Prodi traut man auch international zu, dass er wichtige wirtschaftliche Reformen in die Wege leitet. Ein Wahlsieg Prodis könnte sich positiv für den wirtschaftlichen Aufschwung Italiens auswirken, bewertet die internationale Ratingagentur Moody's erst am vergangenen Wochenende. Dies hänge zwar davon ab, wie stark er aus den Parlamentswahlen hervorgeht. Prodi könne aber seine Erfahrung als ehemaliger EU-Kommissionspräsident in den Dienst Italiens stellen. Der heutige Oppositionsführer habe hinsichtlich des Beitritts Italiens zum Euro-Raum eine Rolle von entscheidender Bedeutung gespielt, so Moody's.
Laut der Ratingagentur könnte sich Romano Prodi mit ausschlaggebenden Reformen wie Maßnahmen zur Stärkung der sinkenden Wettbewerbsfähigkeit von Italiens industriellem System profilieren. Auch eine Steuerreform sei in Italien wichtig.

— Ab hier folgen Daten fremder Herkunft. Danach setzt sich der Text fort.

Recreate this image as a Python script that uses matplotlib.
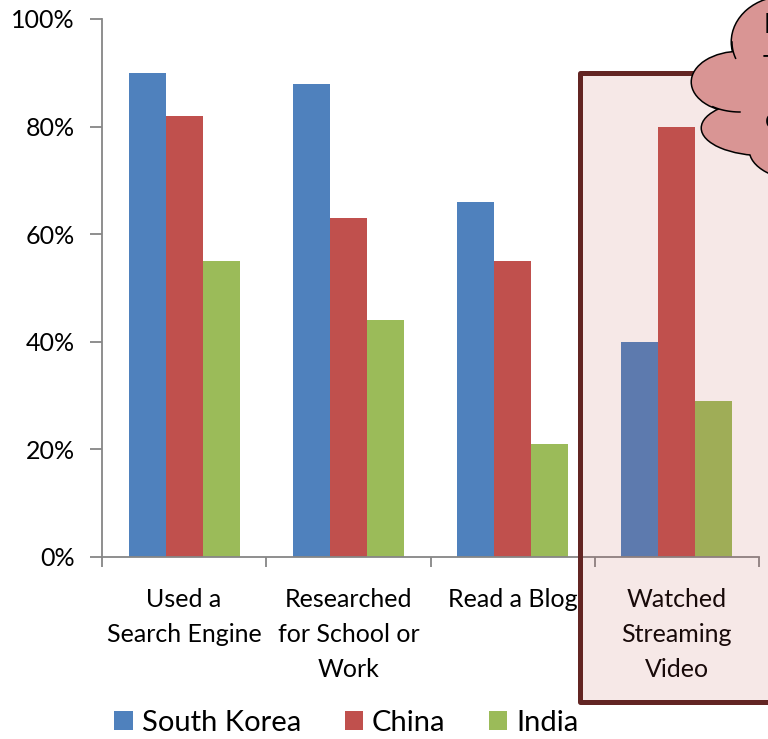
import numpy as np
import matplotlib.pyplot as plt
from matplotlib.patches import Rectangle, Ellipse
from matplotlib.ticker import PercentFormatter

categories = ["Used a\nSearch Engine", "Researched\nfor School or\nWork",
              "Read a Blog", "Watched\nStreaming\nVideo"]
south_korea = [90, 88, 66, 40]
china = [82, 63, 55, 80]
india = [55, 44, 21, 29]

plt.rcParams['font.family'] = ['Lato', 'DejaVu Sans']

fig = plt.figure(figsize=(7.68, 7.39), dpi=100)
ax = fig.add_axes([0.1328, 0.2463, 0.8555, 0.7280])

x = np.arange(len(categories))
w = 0.225
ax.bar(x - w, south_korea, w, color='#4F81BD', label='South Korea')
ax.bar(x, china, w, color='#C0504D', label='China')
ax.bar(x + w, india, w, color='#9BBB59', label='India')

ax.set_xlim(-0.5, 3.5)
ax.set_ylim(0, 100)
ax.set_yticks(range(0, 101, 20))
ax.yaxis.set_major_formatter(PercentFormatter(decimals=0))
for s in ['top', 'right']:
    ax.spines[s].set_visible(False)
for s in ['left', 'bottom']:
    ax.spines[s].set_color('#868686')
    ax.spines[s].set_linewidth(1.3)
ax.tick_params(axis='y', length=8.6, width=1.3, color='#868686', pad=11, labelsize=18)

ax.set_xticks(x, categories)
ax.tick_params(axis='x', which='major', length=0, pad=22, labelsize=18)
for lab in ax.get_xticklabels():
    lab.set_linespacing(1.65)
ax.set_xticks(np.arange(-0.5, 4, 1), minor=True)
ax.tick_params(axis='x', which='minor', length=7, width=1.3, color='#868686')

fig.legend(loc='center', bbox_to_anchor=(0.451, 0.0217), ncol=3, frameon=False,
           fontsize=21, handlelength=0.63, handleheight=0.63,
           handletextpad=0.3, columnspacing=1.5)

# overlay in pixel units for the highlight box and the callout cloud
ov = fig.add_axes([0, 0, 1, 1])
ov.set_xlim(0, 768)
ov.set_ylim(739, 0)
ov.axis('off')

ov.add_patch(Rectangle((579.5, 72.5), 400, 629.5, facecolor=(0.753, 0.314, 0.302, 0.13),
                       edgecolor='#632523', lw=3.6, joinstyle='round'))

lobes = [((785, 42), 106, 90), ((740, 82), 96, 60), ((765, 128), 126, 54),
         ((805, 150), 110, 60), ((800, 95), 100, 140)]
for c, ew, eh in lobes:
    ov.add_patch(Ellipse(c, ew, eh, facecolor='none', edgecolor='black', lw=2.2))
for c, ew, eh in lobes:
    ov.add_patch(Ellipse(c, ew, eh, facecolor='#D99594', edgecolor='none'))

t = np.linspace(0, 0.37, 20)
ov.plot(785 - 53 * np.cos(t), 42 + 45 * np.sin(t), color='black', lw=1.1)
t = np.linspace(0.97, 1.57, 20)
ov.plot(740 - 48 * np.cos(t), 82 + 30 * np.sin(t), color='black', lw=1.1)

# callout text runs past the right edge of the figure
ov.text(764, 33, "Is", fontsize=19, va='baseline', ha='left')
ov.text(763, 75, "This", fontsize=19, va='baseline', ha='left')
ov.text(765, 128, "cool?", fontsize=19, va='baseline', ha='left')

fig.savefig('out.png', dpi=100)
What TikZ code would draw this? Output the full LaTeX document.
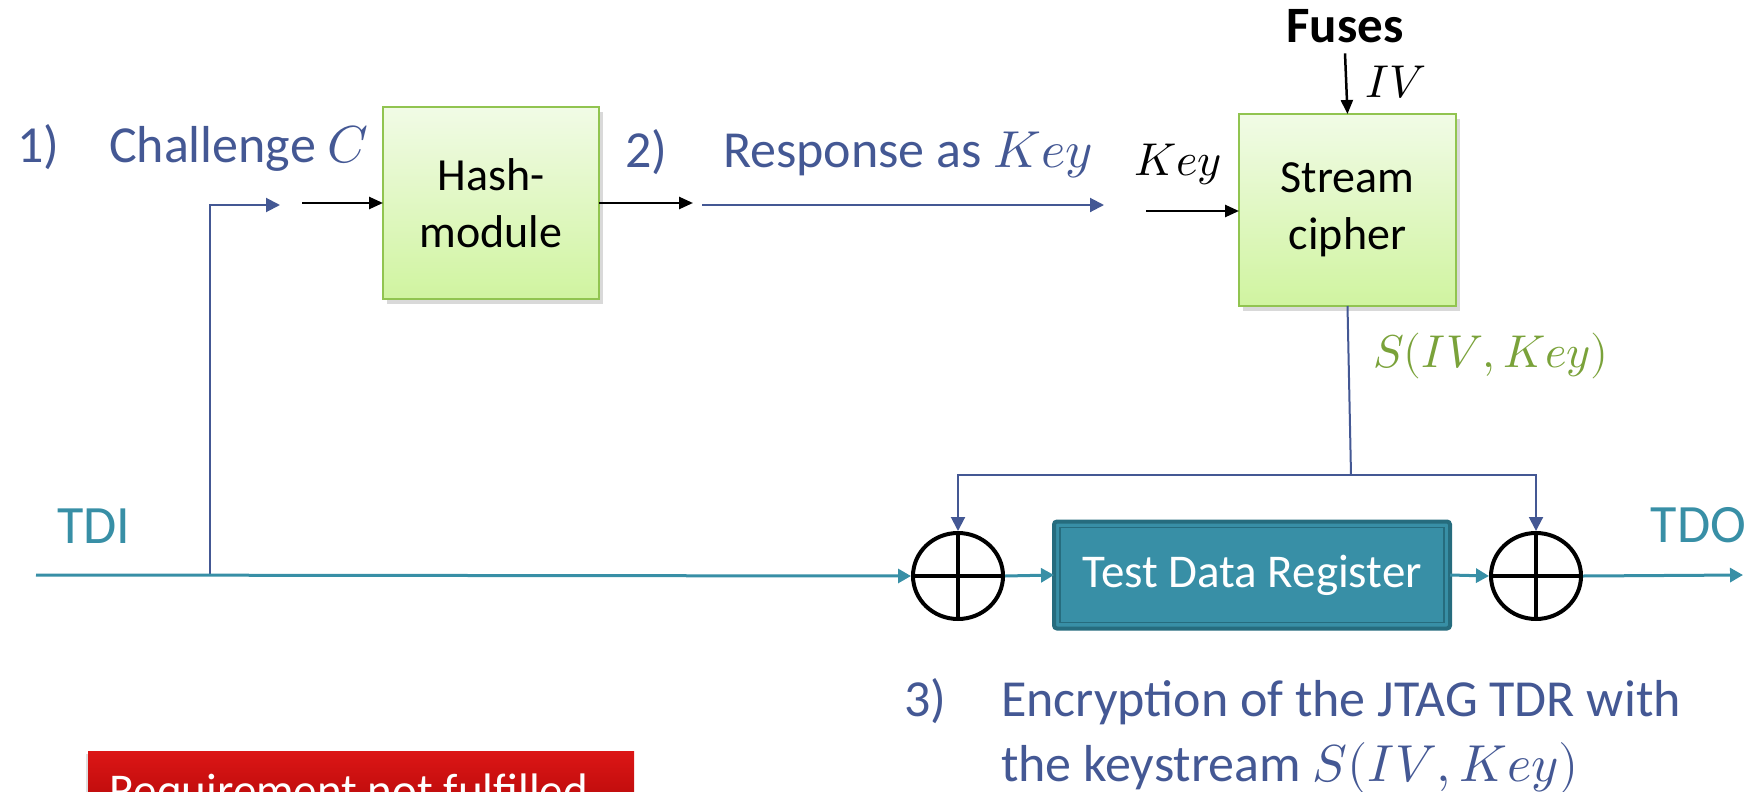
\documentclass[tikz,border=0pt]{standalone}
\usepackage{fontspec}
\usepackage{unicode-math}
\setmainfont{Carlito}
\setmathfont{Latin Modern Math}
\usetikzlibrary{arrows.meta,shapes.geometric,shadows}
\definecolor{tblue}{RGB}{68,88,148}
\definecolor{tealc}{RGB}{56,143,166}
\definecolor{tdrborder}{RGB}{38,108,126}
\definecolor{sgreen}{RGB}{122,162,58}
\definecolor{boxtop}{RGB}{241,251,230}
\definecolor{boxbot}{RGB}{208,244,160}
\definecolor{boxline}{RGB}{145,196,80}
\definecolor{redtop}{RGB}{220,22,22}
\definecolor{redbot}{RGB}{170,5,5}
\begin{document}
\begin{tikzpicture}[x=1pt,y=-1pt,
  every node/.style={inner sep=0pt, outer sep=0pt},
  lbl/.style={font=\fontsize{52}{62}\selectfont, text=tblue, anchor=base west},
  mlbl/.style={font=\fontsize{46}{55}\selectfont, anchor=base},
  gbox/.style={draw=boxline, line width=2pt, top color=boxtop, bottom color=boxbot,
    align=center, font=\fontsize{46}{57}\selectfont,
    drop shadow={opacity=0.3,shadow xshift=4pt,shadow yshift=-5pt}},
  xor/.style={ellipse, draw=black, line width=4pt, minimum width=90pt, minimum height=86pt, outer sep=2pt},
  blk/.style={draw=black, line width=2.5pt, -{Triangle[length=14pt,width=12pt]}},
  bl/.style={draw=tblue, line width=2pt, -{Triangle[length=14pt,width=14pt]}},
  tl/.style={draw=tealc, line width=3pt, -{Triangle[length=13pt,width=14pt]}},
  sline/.style={draw=tblue, line width=2pt},
]
\useasboundingbox (0,0) rectangle (1761,792);

% top blocks
\node[gbox, minimum width=216pt, minimum height=192pt] (hash) at (491,203) {Hash-\\module};
\node[gbox, minimum width=217pt, minimum height=192pt] (stream) at (1347.5,210) {Stream\\cipher};

% labels
\node[lbl] (n1) at (17,162) {1)};
\node[lbl] (chal) at (109,162) {Challenge $C$};
\node[lbl] (n2) at (625,167) {2)};
\node[lbl] (resp) at (723,167) {Response as $Key$};
\node[font=\bfseries\fontsize{51}{60}\selectfont, anchor=base] (fuses) at (1345,43) {Fuses};
\node[mlbl] (iv) at (1396,97) {$IV$};
\node[mlbl] (keylbl) at (1178,175) {$Key$};
\node[mlbl, text=sgreen, anchor=base west] (slbl) at (1373,367) {$S(IV,Key)$};

% top connectors
\coordinate (hi) at (302,203);
\coordinate (ho) at (693,203);
\coordinate (ra) at (702,205);
\coordinate (rb) at (1104,205);
\coordinate (keyin) at (1146,211);
\coordinate (le) at (280,205);
\coordinate (tap) at (210,575);
\draw[blk] (hi) -- (hash.west);
\draw[blk] (hash.east) -- (ho);
\draw[bl] (ra) -- (rb);
\draw[blk] (keyin) -- (keyin -| stream.west);
\draw[blk] ([yshift=-10pt]fuses.south) -- (stream.north);
\draw[sline, -{Triangle[length=14pt,width=14pt]}] (tap) |- (le);

% bottom chain
\node[xor] (xorA) at (958,576) {};
\node[xor] (xorB) at (1536,576) {};
\draw[line width=4pt] (xorA.north) -- (xorA.south) (xorA.west) -- (xorA.east);
\draw[line width=4pt] (xorB.north) -- (xorB.south) (xorB.west) -- (xorB.east);
\node[fill=tealc, draw=tdrborder, line width=4pt, rounded corners=3pt,
  minimum width=396pt, minimum height=107pt, text=white,
  font=\fontsize{47}{56}\selectfont] (tdr) at (1252,575) {Test Data Register};
\draw[tdrborder, line width=1.5pt] ([shift={(6pt,-6pt)}]tdr.north west) rectangle ([shift={(-6pt,6pt)}]tdr.south east);

\node[font=\fontsize{54}{62}\selectfont, text=tealc, anchor=base west] (tdi) at (57,543) {TDI};
\node[font=\fontsize{54}{62}\selectfont, text=tealc, anchor=base east] (tdo) at (1746,542) {TDO};

\coordinate (tdis) at (36,575);
\coordinate (tdoe) at (1743,575);
\draw[tl] (tdis) -- (xorA.west);
\draw[tl] (xorA.east) -- (tdr.west);
\draw[tl] (tdr.east) -- (xorB.west);
\draw[tl] (xorB.east) -- (tdoe);

% keystream distribution
\coordinate (sj) at (1351,475);
\draw[sline] (stream.south) -- (sj);
\draw[bl] (sj) -| (xorA.north);
\draw[bl] (sj) -| (xorB.north);

% item 3
\node[lbl] (n3) at (904,716) {3)};
\node[lbl] (enc1) at (1001,716) {Encryption of the JTAG TDR with};
\node[lbl] (enc2) at (1001,781) {the keystream $S(IV,Key)$};

% red box (cut off at the bottom edge, as in the reference)
\begin{scope}
\clip (0,0) rectangle (1761,792);
\node[anchor=north west, minimum width=546pt, minimum height=80pt,
  top color=redtop, bottom color=redbot,
  drop shadow={opacity=0.25,shadow xshift=-2pt,shadow yshift=-3pt}] (req) at (88,751) {};
\node[anchor=base west, text=white, font=\fontsize{47}{56}\selectfont] (reqt) at (109,806) {Requirement not fulfilled};
\end{scope}
\end{tikzpicture}
\end{document}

Aber nicht nur über diese Wirtschaftsexpertise konnte sich Prodi in den letzten Tagen freuen, sondern auch über einen unerwarteten politischen Zuwachs. Die Rentnerpartei, die bei den letzten Europawahlen auf 1,1 Prozent gekommen war, sagte sich von Berlusconi los und wechselte in Prodis Lager, weil die Regierung ihr Versprechen, die Mindestpensionen (551 Euro) zu erhöhen, nicht eingehalten hat.